Prezydent pyta, premier już wie

Z prośbą o przygotowanie oceny sytuacji związanej z ACTA zwrócił się do Rzecznik prezydent Bronisław Komorowski. Kancelaria prezydenta wyjaśniała, że stanowisko rzecznika ma pomóc prezydentowi w decyzji dotyczącej ewentualnej ratyfikacji ACTA. Prof. Lipowicz swoje uwagi i zastrzeżenia do ACTA zgłosiła premierowi Donaldowi Tuskowi już 25 stycznia, czyli dzień przed podpisaniem umowy przez Polskę w Tokio. Ponadto pod koniec stycznia w liście do ministra administracji i cyfryzacji Michała Boniego oraz rektorów największych polskich uczelni zaproponowała organizację paneli społecznych i debat publicznych dotyczących ACTA.

ACTA (Anti-Counterfeiting Trade Agreement), czyli porozumienie przeciw obrotowi podróbkami, to umowa handlowa mająca na celu wzmocnienie ochrony własności intelektualnej głównie w stosunkach handlowych między państwami na całym świecie. Pojęcie własności intelektualnej dotyczy także internetu, gdzie masowo publikowane są nielegalne treści. Do ACTA ma przystąpić UE. By Unia była związana umową, musi ona zostać podpisana i ratyfikowana przez wszystkie państwa członkowskie.
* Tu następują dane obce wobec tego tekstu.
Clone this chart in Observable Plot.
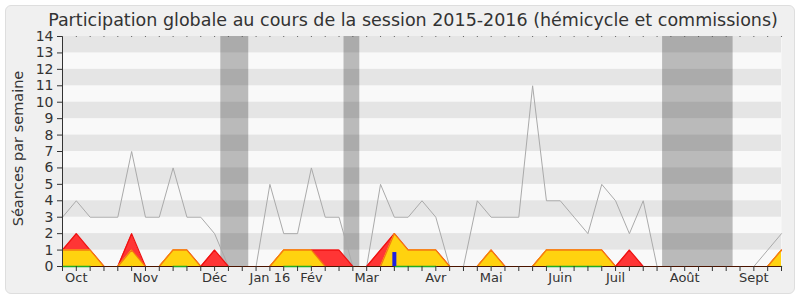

Polska, wraz z 21 państwami UE podpisała dokument 26 stycznia - premier zapowiedział jednak zawieszenie ratyfikacji tej umowy, a 17 lutego poinformował, że wysłał list do  przywódców partii z frakcji Europejskiej Partii Ludowej "z propozycją odrzucenia ACTA w tym kształcie, jaki został wynegocjowany przez Komisję Europejską" i przeprowadzenia "zdecydowanie głębszej debaty" niż  dotychczas, która poprzedziłaby podjęcie pozytywnych decyzji "o jakichś regulacjach".